GIVEN TASK:
Leaving out every picture, copy the lines of the data exactly, from the first through the line containing "plt.rcParams['font.family'] = ['Liberation".

SOURCE EXCERPT:
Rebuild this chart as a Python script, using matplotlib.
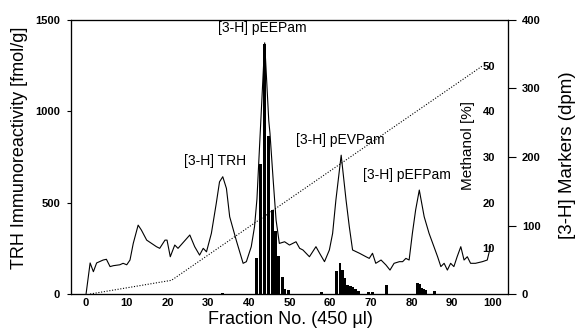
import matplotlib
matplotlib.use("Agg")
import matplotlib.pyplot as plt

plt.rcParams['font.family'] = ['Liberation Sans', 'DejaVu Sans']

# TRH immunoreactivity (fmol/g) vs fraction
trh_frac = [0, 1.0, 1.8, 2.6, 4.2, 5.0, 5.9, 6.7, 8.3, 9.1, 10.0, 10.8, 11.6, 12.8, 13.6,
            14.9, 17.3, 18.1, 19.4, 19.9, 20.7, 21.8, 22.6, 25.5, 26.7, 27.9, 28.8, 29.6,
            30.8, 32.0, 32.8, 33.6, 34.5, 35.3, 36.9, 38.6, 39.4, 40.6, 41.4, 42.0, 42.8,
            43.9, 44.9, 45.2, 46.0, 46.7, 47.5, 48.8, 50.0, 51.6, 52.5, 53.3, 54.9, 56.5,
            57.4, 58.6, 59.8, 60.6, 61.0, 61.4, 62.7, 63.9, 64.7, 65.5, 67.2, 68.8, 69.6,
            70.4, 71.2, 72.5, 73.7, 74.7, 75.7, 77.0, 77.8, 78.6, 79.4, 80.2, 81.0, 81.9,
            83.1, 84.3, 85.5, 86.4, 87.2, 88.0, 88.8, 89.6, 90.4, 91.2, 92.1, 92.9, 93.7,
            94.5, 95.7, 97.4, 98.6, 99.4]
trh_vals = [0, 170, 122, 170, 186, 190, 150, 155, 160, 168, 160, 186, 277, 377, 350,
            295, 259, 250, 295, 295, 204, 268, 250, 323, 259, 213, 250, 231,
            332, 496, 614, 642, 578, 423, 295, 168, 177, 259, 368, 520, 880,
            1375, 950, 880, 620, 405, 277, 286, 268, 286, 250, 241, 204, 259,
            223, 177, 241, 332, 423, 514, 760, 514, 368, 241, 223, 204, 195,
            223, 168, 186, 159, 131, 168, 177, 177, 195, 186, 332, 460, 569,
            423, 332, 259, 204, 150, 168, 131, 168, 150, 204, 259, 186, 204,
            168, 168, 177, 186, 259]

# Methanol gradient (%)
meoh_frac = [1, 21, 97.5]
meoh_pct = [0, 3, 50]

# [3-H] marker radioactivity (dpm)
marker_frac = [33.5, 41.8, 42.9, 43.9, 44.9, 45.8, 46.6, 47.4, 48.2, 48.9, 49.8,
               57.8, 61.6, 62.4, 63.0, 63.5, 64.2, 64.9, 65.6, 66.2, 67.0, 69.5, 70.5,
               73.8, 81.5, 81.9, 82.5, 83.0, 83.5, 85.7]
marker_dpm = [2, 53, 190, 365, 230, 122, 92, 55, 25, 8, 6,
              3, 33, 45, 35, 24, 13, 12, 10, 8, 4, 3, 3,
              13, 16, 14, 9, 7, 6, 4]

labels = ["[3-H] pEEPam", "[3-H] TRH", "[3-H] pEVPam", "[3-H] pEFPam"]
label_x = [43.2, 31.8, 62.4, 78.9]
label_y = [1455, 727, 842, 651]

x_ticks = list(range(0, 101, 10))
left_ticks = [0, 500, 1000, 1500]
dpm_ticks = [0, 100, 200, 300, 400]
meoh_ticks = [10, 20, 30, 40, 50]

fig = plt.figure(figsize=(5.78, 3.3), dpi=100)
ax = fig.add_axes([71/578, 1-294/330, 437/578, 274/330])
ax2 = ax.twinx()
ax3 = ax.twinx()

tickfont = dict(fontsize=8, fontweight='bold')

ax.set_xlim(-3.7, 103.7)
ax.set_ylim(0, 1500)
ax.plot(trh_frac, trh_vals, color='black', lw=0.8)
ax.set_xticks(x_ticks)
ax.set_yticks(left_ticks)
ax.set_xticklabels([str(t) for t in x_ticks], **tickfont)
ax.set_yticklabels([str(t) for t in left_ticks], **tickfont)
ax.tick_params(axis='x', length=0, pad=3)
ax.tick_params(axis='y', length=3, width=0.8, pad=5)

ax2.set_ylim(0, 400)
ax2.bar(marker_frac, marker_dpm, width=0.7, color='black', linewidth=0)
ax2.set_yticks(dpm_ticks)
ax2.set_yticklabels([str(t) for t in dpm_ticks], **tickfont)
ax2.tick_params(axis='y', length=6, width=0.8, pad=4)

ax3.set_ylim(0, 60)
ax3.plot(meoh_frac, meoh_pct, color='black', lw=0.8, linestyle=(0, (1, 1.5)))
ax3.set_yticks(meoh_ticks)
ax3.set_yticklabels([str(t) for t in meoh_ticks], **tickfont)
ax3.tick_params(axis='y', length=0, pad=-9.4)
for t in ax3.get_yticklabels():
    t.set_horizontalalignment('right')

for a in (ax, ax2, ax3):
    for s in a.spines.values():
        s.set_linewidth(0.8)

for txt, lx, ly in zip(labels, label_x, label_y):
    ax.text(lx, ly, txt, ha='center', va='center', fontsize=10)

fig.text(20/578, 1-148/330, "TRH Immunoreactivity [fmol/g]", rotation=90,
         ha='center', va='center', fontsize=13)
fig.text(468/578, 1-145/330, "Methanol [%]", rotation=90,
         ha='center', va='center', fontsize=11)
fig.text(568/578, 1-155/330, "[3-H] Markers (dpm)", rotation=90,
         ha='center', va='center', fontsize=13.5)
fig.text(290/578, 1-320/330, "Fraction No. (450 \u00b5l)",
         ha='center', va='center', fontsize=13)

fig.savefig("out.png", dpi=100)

SOLUTION FOR THIS TASK:
Rebuild this chart as a Python script, using matplotlib.
import matplotlib
matplotlib.use("Agg")
import matplotlib.pyplot as plt

plt.rcParams['font.family'] = ['Liberation Sans', 'DejaVu Sans']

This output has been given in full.